The Truest Blood Money

The recent decision to place Harriet Tubman on U.S. currency is a wonderful step in the right direction, but arguably less for the selection of the legendary slave-freeing Tubman, and more for whose disappearance from currency this occasion marks: Andrew Jackson. Honoring Tubman--as we rightfully should--uplifts values we already claim to hold. To be frank, it shouldn't be a brave act.

As a nation, our clutch on "heritage" is, in part, a symptom of our young age, but the young-nation argument is a tired defense trotted out as an escape from cognitive dissonance. It's important to understand that we can't have level ground to start honest discussions about race politics so long as Andrew Jackson, who held hundreds of slaves and is responsible for the Indian Removal Act (ruled unconstitutional even by the Supreme Court in his own time) and the notorious Cherokee Trail of Tears, is on our currency.

Thus, replacing Jackson is a difficult rejection of cognitive dissonance. Progress is often heralded for its forward movements, but forward movements cannot occur without rejecting their antithesis--one cannot truly embrace love without eschewing hate, much as replacing a boat's tattered flag does nothing about the anchor keeping it ashore.

There is a simple exercise for anyone who disagrees with this assessment: simply try to think of any other historical figure who committed similar crimes, in any other nation--and imagine them on that nation's modern currency. Of course, every genocide is different in scope, scale, and nuance, but as an exercise, you will quickly find that Josef Stalin is not on the Russian ruble, nor Vlad the Impaler on the Romanian leu. It is absurd to imagine.

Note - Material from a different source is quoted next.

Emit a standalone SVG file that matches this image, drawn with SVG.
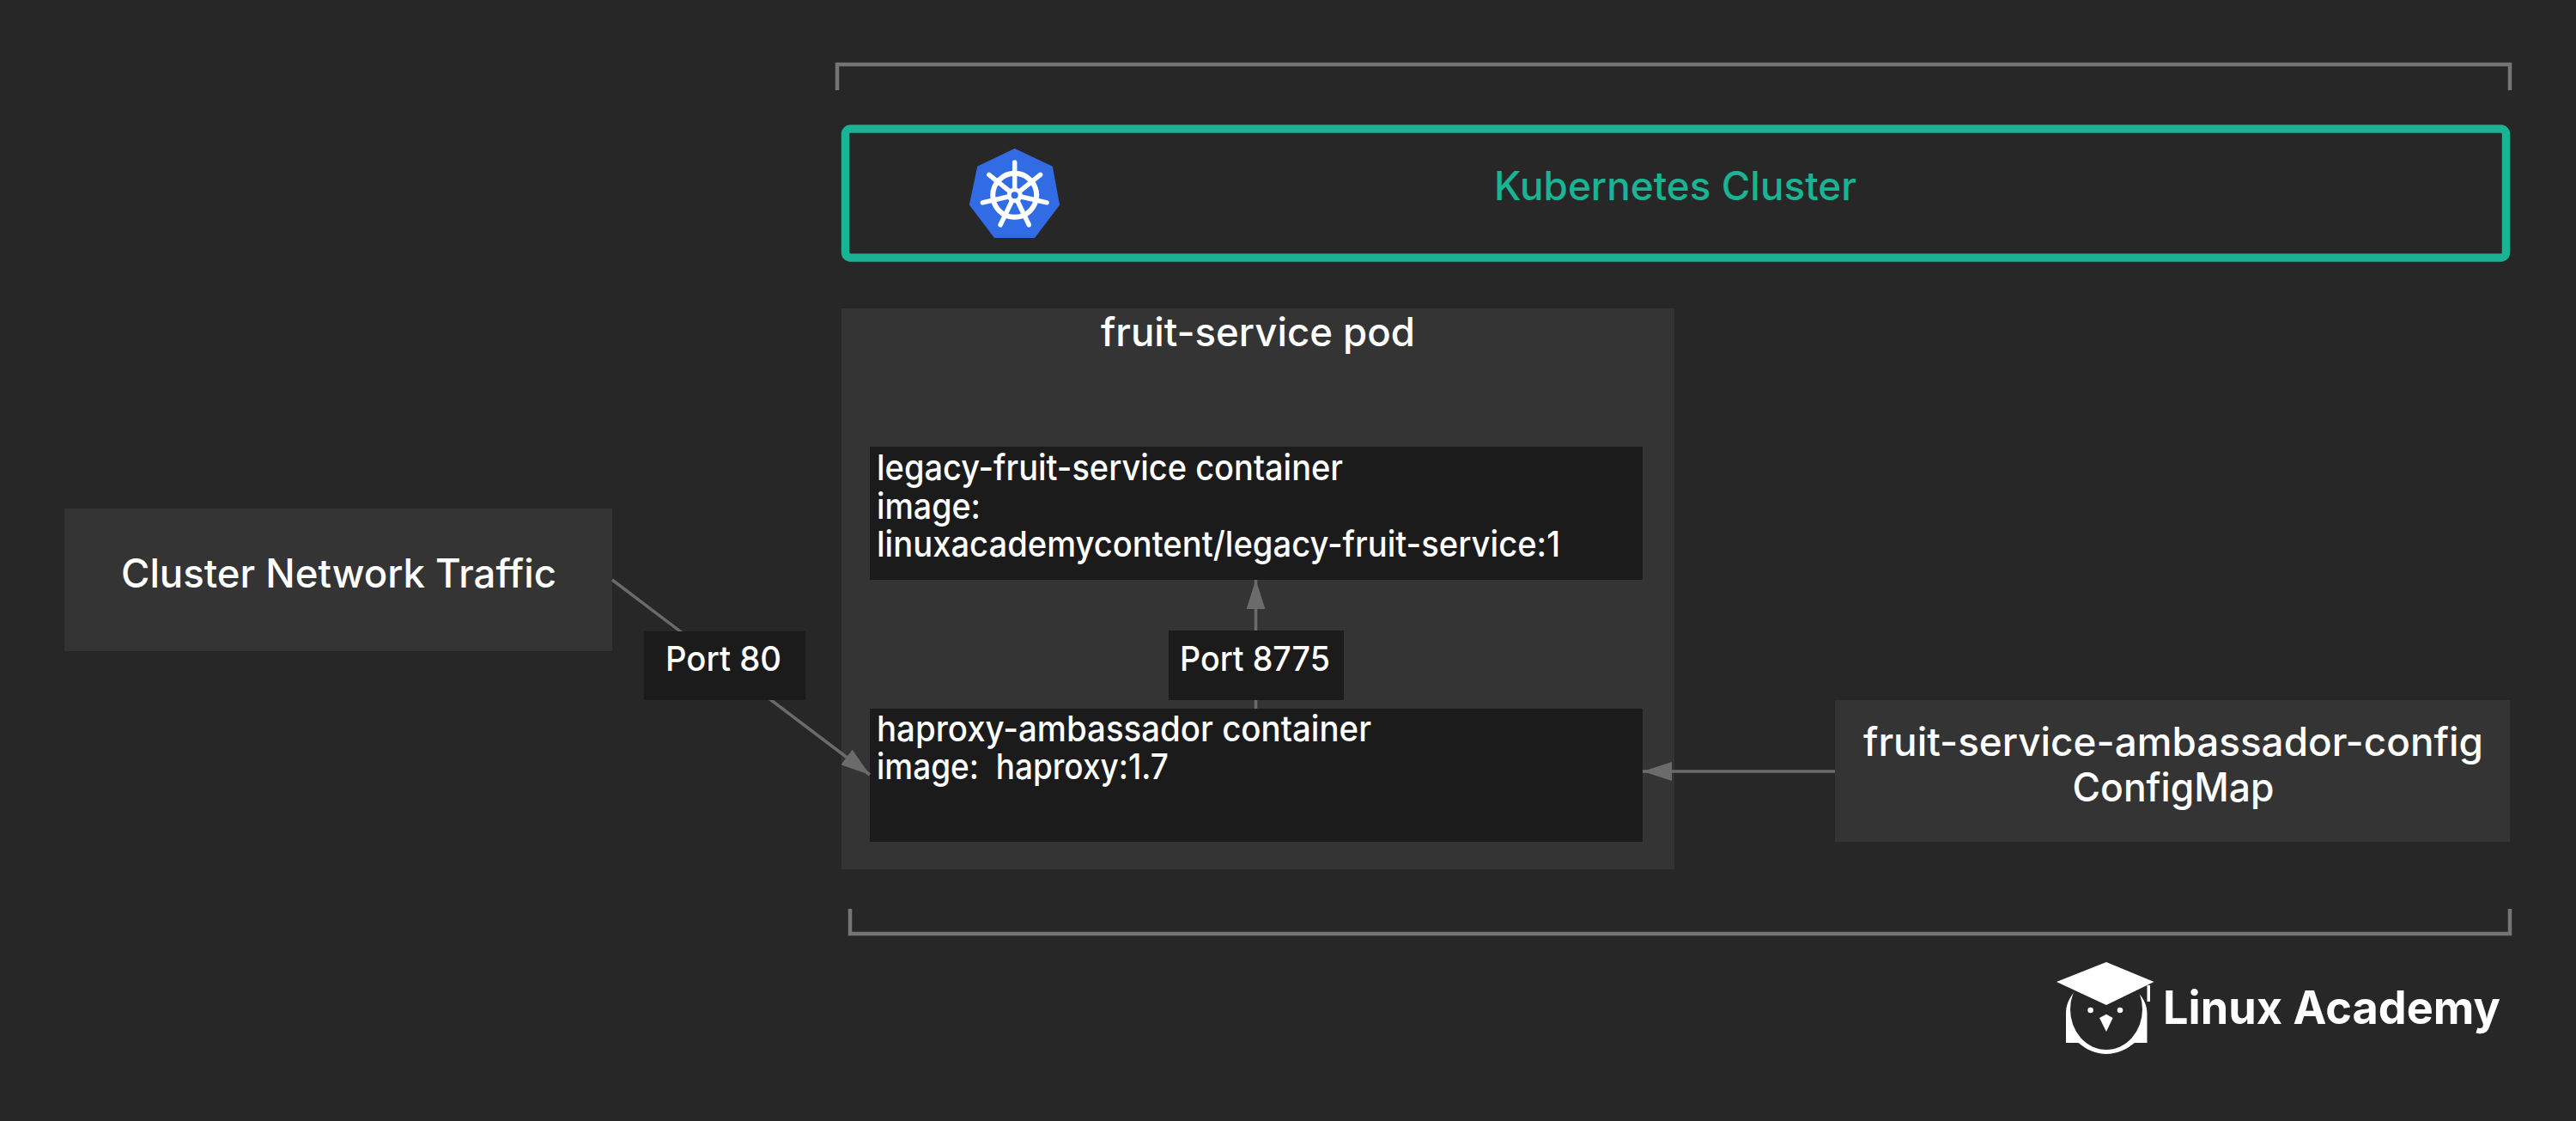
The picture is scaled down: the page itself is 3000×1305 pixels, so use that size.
<svg xmlns="http://www.w3.org/2000/svg" width="3000" height="1305" viewBox="0 0 3000 1305">
<defs>
<marker id="arrow" markerUnits="userSpaceOnUse" viewBox="0 0 34 22" refX="34" refY="11" markerWidth="34" markerHeight="22" orient="auto"><path d="M0 0L34 11L0 22Z" fill="#6b6b6b"/></marker>
</defs>
<style>
text{font-family:"Inter","Liberation Sans",sans-serif;fill:#fff;font-weight:450}
.t{font-size:46px}
.c{font-size:41px}
.p{font-size:40px}
.m{text-anchor:middle}
.box{fill:#343434}
.dark{fill:#1b1b1b}
.conn{stroke:#6b6b6b;stroke-width:3.500;fill:none}
.br{stroke:#757575;stroke-width:4.500;fill:none}
</style>
<rect width="3000" height="1305" fill="#272727"/>
<g id="brackets">
<path class="br" d="M975 105V75H2923V105"/>
<path class="br" d="M990 1058V1087H2923V1058"/>
</g>
<g id="kubernetes-cluster">
<rect x="984.500" y="150" width="1934" height="150" rx="6" fill="none" stroke="#1ab394" stroke-width="9.500"/>
<path d="M1181.700 175L1224 195L1232 238L1204 275H1159L1131 238L1140 195Z" fill="#326ce5" stroke="#326ce5" stroke-width="4" stroke-linejoin="round"/>
<g stroke="#fff" stroke-linecap="round" fill="none">
<circle cx="1181.700" cy="227.300" r="25.500" stroke-width="6"/>
<g stroke-width="5.500">
<path d="M1181.700 227.300V189"/>
<path d="M1181.700 227.300V189" transform="rotate(51.430 1181.700 227.300)"/>
<path d="M1181.700 227.300V189" transform="rotate(102.860 1181.700 227.300)"/>
<path d="M1181.700 227.300V189" transform="rotate(154.290 1181.700 227.300)"/>
<path d="M1181.700 227.300V189" transform="rotate(205.710 1181.700 227.300)"/>
<path d="M1181.700 227.300V189" transform="rotate(257.140 1181.700 227.300)"/>
<path d="M1181.700 227.300V189" transform="rotate(308.570 1181.700 227.300)"/>
</g>
</g>
<circle cx="1181.700" cy="227.300" r="9" fill="#fff"/>
<circle cx="1181.700" cy="227.300" r="4" fill="#326ce5"/>
<text class="t m" x="1951" y="233" style="fill:#1ab394" textLength="422" lengthAdjust="spacingAndGlyphs">Kubernetes Cluster</text>
</g>
<g id="fruit-service-pod">
<rect class="box" x="980" y="359" width="970" height="653"/>
<text class="t m" x="1465" y="403" textLength="366" lengthAdjust="spacingAndGlyphs">fruit-service pod</text>
</g>
<g id="legacy-fruit-service">
<rect class="dark" x="1013" y="520" width="900" height="155"/>
<text class="c" x="1021" y="559" textLength="543" lengthAdjust="spacingAndGlyphs">legacy-fruit-service container</text>
<text class="c" x="1021" y="604" textLength="121" lengthAdjust="spacingAndGlyphs">image:</text>
<text class="c" x="1021" y="648" textLength="796" lengthAdjust="spacingAndGlyphs">linuxacademycontent/legacy-fruit-service:1</text>
</g>
<g id="haproxy-ambassador">
<rect class="dark" x="1013" y="825" width="900" height="155"/>
<text class="c" x="1021" y="863" textLength="576" lengthAdjust="spacingAndGlyphs">haproxy-ambassador container</text>
<text class="c" x="1021" y="907" xml:space="preserve" textLength="340" lengthAdjust="spacingAndGlyphs">image:  haproxy:1.7</text>
</g>
<g id="cluster-network-traffic">
<rect class="box" x="75" y="592" width="638" height="166"/>
<text class="t" x="141" y="684" textLength="507" lengthAdjust="spacingAndGlyphs">Cluster Network Traffic</text>
</g>
<g id="configmap">
<rect class="box" x="2137" y="815" width="786" height="165"/>
<text class="t m" x="2531" y="880" textLength="722" lengthAdjust="spacingAndGlyphs">fruit-service-ambassador-config</text>
<text class="t m" x="2531" y="933" textLength="235" lengthAdjust="spacingAndGlyphs">ConfigMap</text>
</g>
<g id="connectors">
<path class="conn" d="M713 675L1013 902" marker-end="url(#arrow)"/>
<path class="conn" d="M1462.500 825V675" marker-end="url(#arrow)"/>
<path class="conn" d="M2137 898H1913" marker-end="url(#arrow)"/>
</g>
<g id="port-80">
<rect class="dark" x="750" y="735" width="188" height="80"/>
<text class="p" x="775" y="781" textLength="135" lengthAdjust="spacingAndGlyphs">Port 80</text>
</g>
<g id="port-8775">
<rect class="dark" x="1361" y="734" width="204" height="81"/>
<text class="p" x="1374" y="781" textLength="175" lengthAdjust="spacingAndGlyphs">Port 8775</text>
</g>
<g id="linux-academy-logo">
<path d="M2417 1153C2409 1163 2406 1170 2406 1180V1214H2420.500C2430 1222 2441 1227 2453 1227C2465 1227 2476 1222 2486 1214H2500.500V1180C2500.500 1170 2497 1163 2488 1153Z" fill="#fff"/>
<ellipse cx="2453" cy="1175" rx="42" ry="47" fill="#272727"/>
<path d="M2453 1120L2508.500 1143L2453 1170L2395 1143Z" fill="#fff"/>
<rect x="2500.500" y="1147" width="3.500" height="19" fill="#fff"/>
<circle cx="2434.600" cy="1176" r="3.300" fill="#fff"/>
<circle cx="2469" cy="1176" r="3.300" fill="#fff"/>
<path d="M2445 1185L2453 1180.700L2460.600 1185L2453 1201Z" fill="#fff"/>
<text x="2519" y="1192" font-size="54" style="font-weight:700" textLength="393" lengthAdjust="spacingAndGlyphs">Linux Academy</text>
</g>
</svg>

And yet, no "erasure" of their history has happened. Their histories are taught in schools outside of their home countries. Their Wikipedias overfloweth. The idea that atrocities must be remembered in the form of statues and currency is a disingenuous argument: atrocities are remembered, full stop.

What really disappears when we remove Confederate flags? What vanishes when stone slavers move from town squares to museums? The cognitive dissonance. What is missing is the painful, self-harming balancing act of praise and condemnation in the same breath.

Imagine, fellow white people, what it must be like to be a person of color sitting in a classroom and learning about the blight of Andrew Jackson. Imagine learning the details of his atrocities. The countless slaves on his properties. The countless indigenous peoples dying painful, prolonged deaths. The erasure of their culture.

Then, imagine breaking for lunch, and pulling out bills at the register with the faces of men like Andrew Jackson.

Better yet, don't imagine. Listen.

In the end, it comes down to a difficult truth: cognitive dissonance is uncomfortable. It represents more than holding two opposing viewpoints, because those two viewpoints hold root in separate belief systems. In this instance, a white person simply does not know what it's like to grow up in a society that teaches of the massacring of non-whites by such men in school, while revering them on our currency. But we do know that it is wrong.

And that's the great thing about cognitive dissonance. It's a good pain. The pain that tells us we're growing. It's a deep, lingering pain, like growing in adult teeth. And sometimes, you gotta just rip the old ones clean out.